Given instruction:
Without including the pictures, copy out every line below.

Provided material:
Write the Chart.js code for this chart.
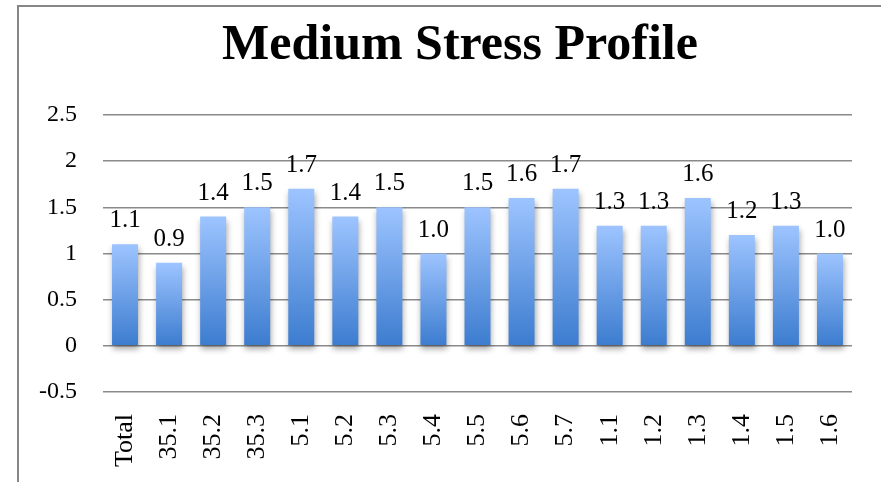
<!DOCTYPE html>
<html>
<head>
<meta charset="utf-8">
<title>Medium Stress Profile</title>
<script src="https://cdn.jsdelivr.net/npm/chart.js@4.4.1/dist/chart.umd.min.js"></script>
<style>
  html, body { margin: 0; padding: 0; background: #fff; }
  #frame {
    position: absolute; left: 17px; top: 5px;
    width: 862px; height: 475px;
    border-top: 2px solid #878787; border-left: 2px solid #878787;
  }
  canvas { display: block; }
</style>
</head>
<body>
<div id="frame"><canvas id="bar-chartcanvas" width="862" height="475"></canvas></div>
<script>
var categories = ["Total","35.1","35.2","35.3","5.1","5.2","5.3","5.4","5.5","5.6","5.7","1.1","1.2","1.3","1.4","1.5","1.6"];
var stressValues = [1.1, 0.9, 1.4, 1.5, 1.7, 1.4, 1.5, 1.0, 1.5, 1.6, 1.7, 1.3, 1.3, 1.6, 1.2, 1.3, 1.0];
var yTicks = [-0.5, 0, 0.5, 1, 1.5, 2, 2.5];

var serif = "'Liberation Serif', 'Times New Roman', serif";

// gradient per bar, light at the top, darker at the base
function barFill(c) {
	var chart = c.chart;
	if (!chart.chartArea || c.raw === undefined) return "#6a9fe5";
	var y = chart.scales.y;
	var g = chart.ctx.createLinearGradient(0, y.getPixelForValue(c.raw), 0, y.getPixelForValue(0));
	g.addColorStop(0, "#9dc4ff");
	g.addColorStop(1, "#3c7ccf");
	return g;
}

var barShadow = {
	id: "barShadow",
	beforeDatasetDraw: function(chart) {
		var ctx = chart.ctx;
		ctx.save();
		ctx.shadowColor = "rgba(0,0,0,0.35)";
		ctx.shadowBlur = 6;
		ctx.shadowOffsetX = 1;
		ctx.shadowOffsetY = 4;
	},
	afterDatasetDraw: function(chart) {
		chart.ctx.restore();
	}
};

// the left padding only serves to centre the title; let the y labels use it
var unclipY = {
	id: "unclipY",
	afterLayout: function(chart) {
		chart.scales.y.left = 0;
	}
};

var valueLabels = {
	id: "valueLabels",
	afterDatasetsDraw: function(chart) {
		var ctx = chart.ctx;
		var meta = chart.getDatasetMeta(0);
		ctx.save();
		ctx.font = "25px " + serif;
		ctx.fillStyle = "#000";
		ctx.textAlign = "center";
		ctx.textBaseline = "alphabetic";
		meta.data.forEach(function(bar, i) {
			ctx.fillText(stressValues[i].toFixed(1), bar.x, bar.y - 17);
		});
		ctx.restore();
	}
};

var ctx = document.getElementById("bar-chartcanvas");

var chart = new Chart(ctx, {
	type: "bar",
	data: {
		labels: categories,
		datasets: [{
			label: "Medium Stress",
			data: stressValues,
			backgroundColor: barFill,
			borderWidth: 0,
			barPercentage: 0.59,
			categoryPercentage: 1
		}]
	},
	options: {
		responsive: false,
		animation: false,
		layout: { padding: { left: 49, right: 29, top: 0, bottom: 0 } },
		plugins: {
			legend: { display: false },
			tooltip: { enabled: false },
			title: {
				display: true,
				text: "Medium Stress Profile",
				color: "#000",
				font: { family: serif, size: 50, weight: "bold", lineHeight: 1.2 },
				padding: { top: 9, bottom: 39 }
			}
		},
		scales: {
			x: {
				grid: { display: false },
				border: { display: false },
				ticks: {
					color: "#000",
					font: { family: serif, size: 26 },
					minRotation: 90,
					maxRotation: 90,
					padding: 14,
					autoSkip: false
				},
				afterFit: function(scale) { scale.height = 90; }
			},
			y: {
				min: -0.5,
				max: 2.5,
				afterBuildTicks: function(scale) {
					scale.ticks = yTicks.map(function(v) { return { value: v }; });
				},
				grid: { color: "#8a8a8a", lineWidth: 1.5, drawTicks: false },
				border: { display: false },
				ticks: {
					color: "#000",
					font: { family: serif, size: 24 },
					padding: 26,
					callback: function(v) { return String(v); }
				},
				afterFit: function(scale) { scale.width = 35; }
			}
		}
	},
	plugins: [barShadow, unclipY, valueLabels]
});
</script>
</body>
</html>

Response to this task:
Write the Chart.js code for this chart.
<!DOCTYPE html>
<html>
<head>
<meta charset="utf-8">
<title>Medium Stress Profile</title>
<script src="https://cdn.jsdelivr.net/npm/chart.js@4.4.1/dist/chart.umd.min.js"></script>
<style>
  html, body { margin: 0; padding: 0; background: #fff; }
  #frame {
    position: absolute; left: 17px; top: 5px;
    width: 862px; height: 475px;
    border-top: 2px solid #878787; border-left: 2px solid #878787;
  }
  canvas { display: block; }
</style>
</head>
<body>
<div id="frame"><canvas id="bar-chartcanvas" width="862" height="475"></canvas></div>
<script>
var categories = ["Total","35.1","35.2","35.3","5.1","5.2","5.3","5.4","5.5","5.6","5.7","1.1","1.2","1.3","1.4","1.5","1.6"];
var stressValues = [1.1, 0.9, 1.4, 1.5, 1.7, 1.4, 1.5, 1.0, 1.5, 1.6, 1.7, 1.3, 1.3, 1.6, 1.2, 1.3, 1.0];
var yTicks = [-0.5, 0, 0.5, 1, 1.5, 2, 2.5];

var serif = "'Liberation Serif', 'Times New Roman', serif";

// gradient per bar, light at the top, darker at the base
function barFill(c) {
	var chart = c.chart;
	if (!chart.chartArea || c.raw === undefined) return "#6a9fe5";
	var y = chart.scales.y;
	var g = chart.ctx.createLinearGradient(0, y.getPixelForValue(c.raw), 0, y.getPixelForValue(0));
	g.addColorStop(0, "#9dc4ff");
	g.addColorStop(1, "#3c7ccf");
	return g;
}

var barShadow = {
	id: "barShadow",
	beforeDatasetDraw: function(chart) {
		var ctx = chart.ctx;
		ctx.save();
		ctx.shadowColor = "rgba(0,0,0,0.35)";
		ctx.shadowBlur = 6;
		ctx.shadowOffsetX = 1;
		ctx.shadowOffsetY = 4;
	},
	afterDatasetDraw: function(chart) {
		chart.ctx.restore();
	}
};

// the left padding only serves to centre the title; let the y labels use it
var unclipY = {
	id: "unclipY",
	afterLayout: function(chart) {
		chart.scales.y.left = 0;
	}
};

var valueLabels = {
	id: "valueLabels",
	afterDatasetsDraw: function(chart) {
		var ctx = chart.ctx;
		var meta = chart.getDatasetMeta(0);
		ctx.save();
		ctx.font = "25px " + serif;
		ctx.fillStyle = "#000";
		ctx.textAlign = "center";
		ctx.textBaseline = "alphabetic";
		meta.data.forEach(function(bar, i) {
			ctx.fillText(stressValues[i].toFixed(1), bar.x, bar.y - 17);
		});
		ctx.restore();
	}
};

var ctx = document.getElementById("bar-chartcanvas");

var chart = new Chart(ctx, {
	type: "bar",
	data: {
		labels: categories,
		datasets: [{
			label: "Medium Stress",
			data: stressValues,
			backgroundColor: barFill,
			borderWidth: 0,
			barPercentage: 0.59,
			categoryPercentage: 1
		}]
	},
	options: {
		responsive: false,
		animation: false,
		layout: { padding: { left: 49, right: 29, top: 0, bottom: 0 } },
		plugins: {
			legend: { display: false },
			tooltip: { enabled: false },
			title: {
				display: true,
				text: "Medium Stress Profile",
				color: "#000",
				font: { family: serif, size: 50, weight: "bold", lineHeight: 1.2 },
				padding: { top: 9, bottom: 39 }
			}
		},
		scales: {
			x: {
				grid: { display: false },
				border: { display: false },
				ticks: {
					color: "#000",
					font: { family: serif, size: 26 },
					minRotation: 90,
					maxRotation: 90,
					padding: 14,
					autoSkip: false
				},
				afterFit: function(scale) { scale.height = 90; }
			},
			y: {
				min: -0.5,
				max: 2.5,
				afterBuildTicks: function(scale) {
					scale.ticks = yTicks.map(function(v) { return { value: v }; });
				},
				grid: { color: "#8a8a8a", lineWidth: 1.5, drawTicks: false },
				border: { display: false },
				ticks: {
					color: "#000",
					font: { family: serif, size: 24 },
					padding: 26,
					callback: function(v) { return String(v); }
				},
				afterFit: function(scale) { scale.width = 35; }
			}
		}
	},
	plugins: [barShadow, unclipY, valueLabels]
});
</script>
</body>
</html>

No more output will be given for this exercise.